To me it does not make sense to talk about Open Data without also mentioning the other parts of Open Science. If someone wants to check my research findings, they need access to both the data and the analysis software (hence, methodology). That is why I share my software code on GitHub (https://github.com/alexarje/). I also choose gold open access journals as often as possible, and self-archive manuscripts in the digital library of the University of Oslo (DUO – https://www.duo.uio.no/).
Finally, what do you think would happen if public research data remained closed, and what do you think a world with far more Open Data would look like?
“I find the conservatism towards Open Science displayed in many committee reports and anonymous peer reviews, troublesome.”
I find the conservatism towards Open Science displayed in many committee reports and anonymous peer reviews, troublesome.
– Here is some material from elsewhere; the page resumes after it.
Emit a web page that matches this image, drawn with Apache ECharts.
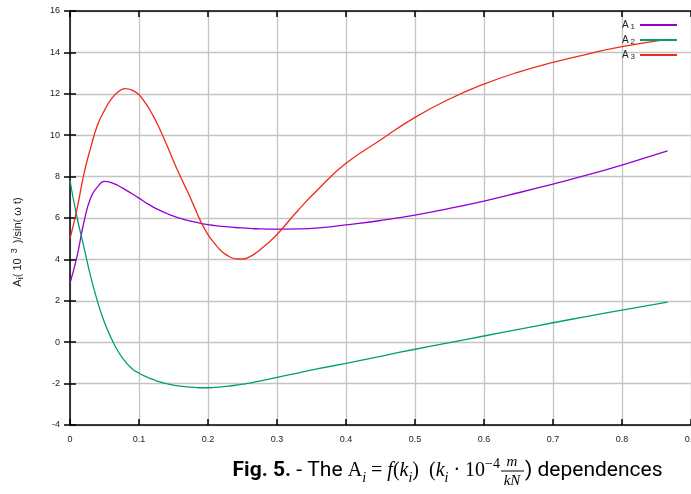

That is why I advocate more openness also in such processes. At UiO we make all appointment processes as transparent as possible. All candidates for jobs can read the evaluation of each other, to check that the evaluation is not biased. I have also suggested a system of “Open Funding” to the Research Council of Norway. That is, both the applications and the reviews would be made available for everyone to read. People worry about someone stealing their idea, but this is not a problem if all published documents have DOIs, time-stamping and version control. I am sure that such a system would lead to better applications, better evaluation processes and, ultimately, better projects.